By John Cooper, Trucking Accident Injury Lawyer
Under the hours-of-service regulations truckers have to take mandatory breaks as a safeguard against fatigued driving.
These rules are set out by the Federal Motor Carrier Safety Administration and are intended to protect other drivers and the truckers themselves.
However, concrete delivery truck drivers have protested the rules. Now, under a ruling passed this month, they have been exempted from taking mandatory, unpaid 30-minute breaks during the day for the next two years, reported the Times Free Press.
The 30-minute break was implemented nearly two years ago to “cut out long, unbroken stints of driving on highways and Interstates,” the article reported.
The law states that truck drivers are not allowed to drive unless eight hours have passed since their last 30-minute break. The report stated that the on-the-clock time outside the cab making a pour or sitting at a construction site does not qualify as a break under federal rules.
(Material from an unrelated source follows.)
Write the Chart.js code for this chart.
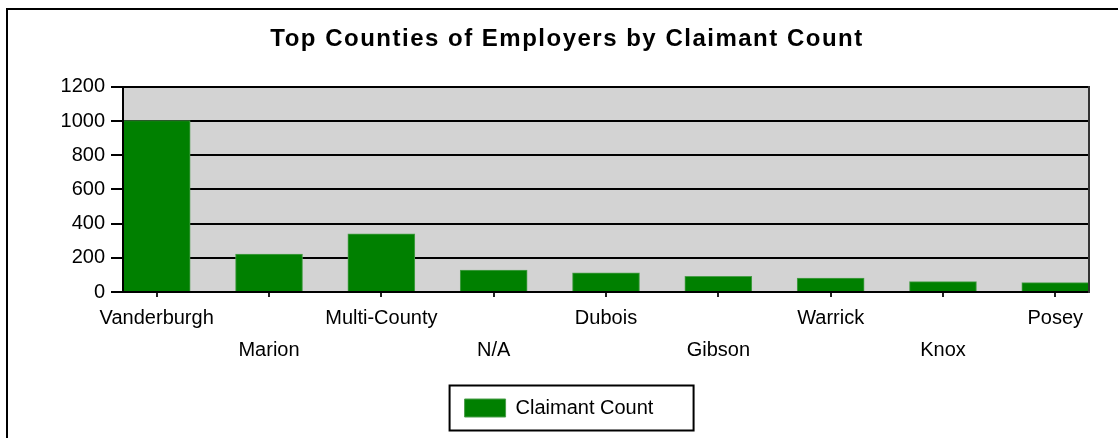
<!DOCTYPE html>
<html>
<head>
<meta charset="utf-8">
<script src="https://cdn.jsdelivr.net/npm/chart.js@4/dist/chart.umd.min.js"></script>
<style>
  html, body { margin: 0; padding: 0; background: #fff; overflow: hidden; width: 1118px; height: 438px; }
  #wrap { position: relative; width: 1118px; height: 438px; overflow: hidden; }
  #c { position: absolute; left: 0; top: 0; }
  #frame { position: absolute; left: 6px; top: 8px; width: 1200px; height: 600px;
           border-left: 2px solid #000; border-top: 2px solid #000; pointer-events: none; }
</style>
</head>
<body>
<div id="wrap">
  <canvas id="c" width="1118" height="438"></canvas>
  <div id="frame"></div>
</div>
<script>
// ---- data ----
const chartTitle = 'Top Counties of Employers by Claimant Count';
const seriesName = 'Claimant Count';
const categories = ['Vanderburgh', 'Marion', 'Multi-County', 'N/A', 'Dubois', 'Gibson', 'Warrick', 'Knox', 'Posey'];
const claimantCounts = [1003, 222, 340, 128, 112, 92, 82, 61, 55];
const yTickMin = 0;
const yTickMax = 1200;
const yTickStep = 200;

// ---- styling ----
const FONT = "'Liberation Sans', Arial, Helvetica, sans-serif";
Chart.defaults.font.family = FONT;
Chart.defaults.color = '#000';

const plotBackground = {
  id: 'plotBackground',
  beforeDraw(chart) {
    const { ctx, chartArea: a } = chart;
    ctx.save();
    ctx.fillStyle = '#d3d3d3';
    ctx.fillRect(a.left, a.top, a.right - a.left, a.bottom - a.top);
    ctx.restore();
  }
};

const titleTweak = {
  id: 'titleTweak',
  afterLayout(chart) {
    const tb = chart.titleBlock;
    if (!tb) return;
    tb.left += 16; // title is centred on the outer frame
    if (!tb.__wrapped) {
      const orig = tb.draw.bind(tb);
      tb.draw = function (area) {
        const c = this.ctx;
        c.save();
        c.letterSpacing = '1.5px';
        orig(area);
        c.restore();
      };
      tb.__wrapped = true;
    }
  }
};

const legendFrame = {
  id: 'legendFrame',
  afterDraw(chart) {
    const lg = chart.legend;
    if (!lg || !lg.legendHitBoxes || !lg.legendHitBoxes.length) return;
    const hb = lg.legendHitBoxes[0];
    const cy = hb.top + hb.height / 2;
    const ctx = chart.ctx;
    ctx.save();
    ctx.strokeStyle = '#000';
    ctx.lineWidth = 2;
    ctx.strokeRect(hb.left - 15, cy - 22.5, 244, 45);
    ctx.restore();
  }
};

new Chart(document.getElementById('c'), {
  type: 'bar',
  data: {
    datasets: [{
      label: seriesName,
      data: claimantCounts.map((v, i) => ({ x: i, y: v })),
      backgroundColor: '#008000',
      borderColor: '#4a9e4a',
      borderWidth: 1,
      barThickness: 67
    }]
  },
  options: {
    responsive: false,
    animation: false,
    events: [],
    layout: { padding: { left: 0, right: 0, top: 0, bottom: 10 } },
    scales: {
      x: {
        type: 'linear',
        min: -0.3,
        max: 8.3,
        offset: false,
        afterBuildTicks(s) { s.ticks = categories.map((_, i) => ({ value: i })); },
        ticks: {
          autoSkip: false,
          maxRotation: 0,
          minRotation: 0,
          padding: 5,
          color: '#000',
          font: { size: 20, lineHeight: 1.6 },
          callback(v) {
            const i = Math.round(v);
            return i % 2 === 0 ? [categories[i], ''] : ['', categories[i]];
          }
        },
        grid: { display: true, offset: false, drawOnChartArea: false, drawTicks: true, tickLength: 5, color: '#222', lineWidth: 2 },
        border: { display: true, color: '#000', width: 2, z: 1 }
      },
      y: {
        min: yTickMin,
        max: yTickMax,
        ticks: { stepSize: yTickStep, padding: 6, color: '#000', font: { size: 20 }, callback: v => String(v) },
        grid: { color: '#000', lineWidth: 2, tickLength: 12 },
        border: { display: true, color: '#000', width: 2, z: 1 },
        afterFit(s) { s.width = 123; }
      },
      yRight: {
        position: 'right',
        display: true,
        grid: { display: false },
        ticks: { display: false },
        border: { display: true, color: '#333', width: 2, z: 1 },
        afterFit(s) { s.width = 29; }
      }
    },
    plugins: {
      title: {
        display: true,
        text: chartTitle,
        color: '#000',
        font: { size: 24, weight: 'bold', lineHeight: 1.2 },
        padding: { top: 25, bottom: 33 }
      },
      legend: {
        position: 'bottom',
        labels: { boxWidth: 41, boxHeight: 18, padding: 27, color: '#000', font: { size: 20 } }
      },
      tooltip: { enabled: false }
    }
  },
  plugins: [plotBackground, titleTweak, legendFrame]
});
</script>
</body>
</html>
For many years concrete trucking firms have argued that driving concrete across town to a job site is very different than driving long-haul freight across the country.
“We’re in the concrete business,” said Phil Johnson, safety manager for Ready Mix USA’s East Tennessee and Atlanta divisions. “We’re not like an over-the-road driver who gets in his truck and drives for hours before he stops again.”
Ready Mix USA, drivers had been forced to stop toward the end of the day, clock out and ride out the 30-minute break, which they said posed problems for their business during the busy summer construction season.
Drivers said the hours-of-service break made their day 30 minutes longer. And dispatchers say the rule causes scheduling headaches.
Under the new concession, drivers must carry a copy of the exemption in their trucks. The exemption also is only good for companies in good standing with the Federal Motor Carrier Safety Administration.
Although concrete trucks are not involved in many accidents, when they do become involved in wrecks, the consequences can be very serious.
Recently, two employees of a cement truck company in Tennessee were indicted on criminal charges over a deadly crash. The authorities claimed they were aware of faulty brakes on the truck before it failed to stop and killed a man.